Have you ever wondered about the implications of settling your home loan early? The concept of ‘prepayment penalty’ on home loans can sometimes be a source of confusion. What exactly is it, and how does it affect your financial plans? As we delve into this blog, you’ll gain a deeper understanding about prepayment penalties, thereby empowering you to make well-informed decisions regarding the management of your home loan and your financial future.
A prepayment penalty is a cost imposed by lenders when you pay off a part of your home loan early before its scheduled tenure. For instance, consider an individual who has taken a home loan and has been paying regular EMIs for the past year. Now, if they decide to make an early payment towards their home loan, they may be required to pay a specific percentage as a penalty to the lender. Lenders usually impose prepayment penalties on home loans after a predetermined lock-in period. Besides, if you choose to repay the entire outstanding home loan amount early, foreclosure charges may apply.
The estimated prepayment penalty levied by lenders in India can range from 0.5% to 3% of the outstanding home loan amount. However, the precise prepayment penalty amount will depend on the specific lender and the terms outlined in the home loan agreement.
The primary reason lenders levy a prepayment penalty is to protect their expected interest income. When lenders create loan agreements, they do so with the expectation of accruing interest throughout the entire loan duration. However, when borrowers opt to repay their loans ahead of schedule, lenders lose out on the interest income they had counted on. As a result, prepayment penalties are imposed to help compensate for this financial loss and mitigate the associated risks.
The RBI periodically updates its guidelines concerning the imposition of prepayment charges on home loans. These guidelines outline the circumstances under which banks and housing finance companies (HFCs) are permitted to apply prepayment charges:
Non-individual borrowers (businesses, companies or partnerships) are liable to pay prepayment charges imposed by their lenders, regardless of whether their loans have a floating or fixed interest rate.
When an individual borrower secures a new loan to settle an existing fixed-interest loan, he/she is liable to pay prepayment charges.

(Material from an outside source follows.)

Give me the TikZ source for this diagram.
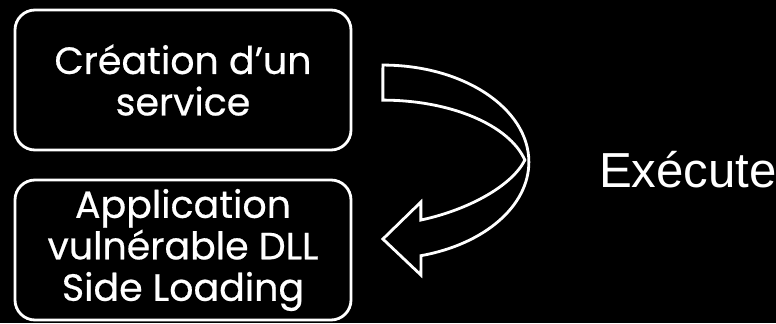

RBI guidelines mandated that banks and housing finance companies could not levy any prepayment charges or penalties on home loans with floating interest rates when the borrower is an individual. Individual borrowers were allowed to make partial or full prepayments on such loans without incurring any additional charges.
Individual borrowers are not subject to prepayment charges on fixed-rate loans if the prepayment is funded by the borrower’s personal funds. It’s important to note that borrowed funds do not qualify under this exemption.
The primary benefit of making prepayments on a home loan is the substantial reduction in interest payments over the life of the loan. By reducing the outstanding principal balance, you decrease the interest that accrues on the loan, ultimately saving you money.
Prepayments can help you shorten the loan tenure. As the outstanding balance decreases, you may be able to repay the loan faster than the originally agreed-upon term. This means you’ll become debt-free sooner and pay less interest overall.
Managing your home loan responsibly, including making prepayments, can positively impact your credit score. A higher credit score can benefit you in various financial aspects, including future loan applications.
Reducing the loan balance early on can be a wise financial move, as it mitigates the risk associated with long-term loans. You’ll be less affected by interest rate fluctuations and economic uncertainties.
There are several approaches to prepaying your home loan. You have the option to pay off the entire loan ahead of schedule, make partial payments to reduce your debt gradually, or combine these strategies.
One method involves initiating small prepayments at the beginning of your loan term and gradually increasing this amount each year at a consistent rate. You can achieve this by saving throughout the year and then using your accumulated savings for prepayments.
Alternatively, you can commit to prepaying a fixed sum towards your principal every year, in addition to your regular EMIs. To do this, plan your expenses throughout the year, set aside a fixed amount annually, and allocate these savings for prepayments aimed at reducing the principal amount.
If your financial situation has significantly improved or you’ve amassed a substantial sum of money, you have the option to repay your home loan in full before the scheduled tenure. However, bear in mind that there may be foreclosure charges for early repayment of the entire home loan amount.
Understanding the intricacies of prepayment penalties on home loans is essential for making informed financial decisions. This penalty is imposed by lenders to protect their expected interest income, but they can impact your ability to save on interest, shorten your loan tenure, and manage your credit score. Knowing the RBI regulations regarding these charges is crucial, as they vary based on loan type and funding source. Ultimately, whether you choose to make gradual prepayments, commit to fixed annual prepayments, or consider early full repayment, a well-thought-out prepayment strategy can lead to significant financial benefits and reduced long-term risks in your home loan journey.